Identify the lines holding "matplotlib" and copy them.
--- Begin ---
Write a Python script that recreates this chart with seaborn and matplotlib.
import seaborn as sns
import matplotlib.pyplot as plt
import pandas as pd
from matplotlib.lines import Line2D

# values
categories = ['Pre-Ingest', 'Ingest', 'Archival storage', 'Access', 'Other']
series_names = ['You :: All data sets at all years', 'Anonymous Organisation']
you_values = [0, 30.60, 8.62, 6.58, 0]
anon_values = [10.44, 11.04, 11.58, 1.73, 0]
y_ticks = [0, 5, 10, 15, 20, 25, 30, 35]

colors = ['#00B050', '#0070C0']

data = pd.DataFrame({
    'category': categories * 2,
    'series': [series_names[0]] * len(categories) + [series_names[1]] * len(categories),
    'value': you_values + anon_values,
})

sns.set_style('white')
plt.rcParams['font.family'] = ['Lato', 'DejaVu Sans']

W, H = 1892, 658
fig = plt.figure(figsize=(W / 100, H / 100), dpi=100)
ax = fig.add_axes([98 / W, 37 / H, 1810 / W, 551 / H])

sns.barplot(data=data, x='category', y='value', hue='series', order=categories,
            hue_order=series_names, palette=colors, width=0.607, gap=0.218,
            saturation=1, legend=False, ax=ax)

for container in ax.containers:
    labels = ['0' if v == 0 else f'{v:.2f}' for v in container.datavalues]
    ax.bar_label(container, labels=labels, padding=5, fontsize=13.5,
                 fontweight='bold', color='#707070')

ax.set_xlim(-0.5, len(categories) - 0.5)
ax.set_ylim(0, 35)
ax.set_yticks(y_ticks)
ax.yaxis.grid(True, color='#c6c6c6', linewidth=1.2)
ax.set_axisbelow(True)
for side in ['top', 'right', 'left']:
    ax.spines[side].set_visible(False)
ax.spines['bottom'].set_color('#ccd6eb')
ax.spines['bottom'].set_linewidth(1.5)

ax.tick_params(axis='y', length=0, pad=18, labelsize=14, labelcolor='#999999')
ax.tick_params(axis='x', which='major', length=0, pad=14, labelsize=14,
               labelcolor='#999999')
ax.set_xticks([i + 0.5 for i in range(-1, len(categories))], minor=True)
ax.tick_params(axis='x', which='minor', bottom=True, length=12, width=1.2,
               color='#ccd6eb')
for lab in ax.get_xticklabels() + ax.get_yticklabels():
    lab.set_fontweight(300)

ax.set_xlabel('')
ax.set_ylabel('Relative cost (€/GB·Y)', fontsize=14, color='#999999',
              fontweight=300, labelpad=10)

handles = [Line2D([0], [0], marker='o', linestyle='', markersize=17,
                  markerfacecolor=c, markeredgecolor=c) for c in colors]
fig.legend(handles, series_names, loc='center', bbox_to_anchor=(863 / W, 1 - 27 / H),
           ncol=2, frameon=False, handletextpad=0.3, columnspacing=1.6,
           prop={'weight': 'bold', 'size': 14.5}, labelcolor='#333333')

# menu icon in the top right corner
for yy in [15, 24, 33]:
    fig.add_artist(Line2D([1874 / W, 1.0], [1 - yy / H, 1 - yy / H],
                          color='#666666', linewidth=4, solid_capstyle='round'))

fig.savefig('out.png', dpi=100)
--- End ---
### Exercise solution
Write a Python script that recreates this chart with seaborn and matplotlib.
import matplotlib.pyplot as plt
from matplotlib.lines import Line2D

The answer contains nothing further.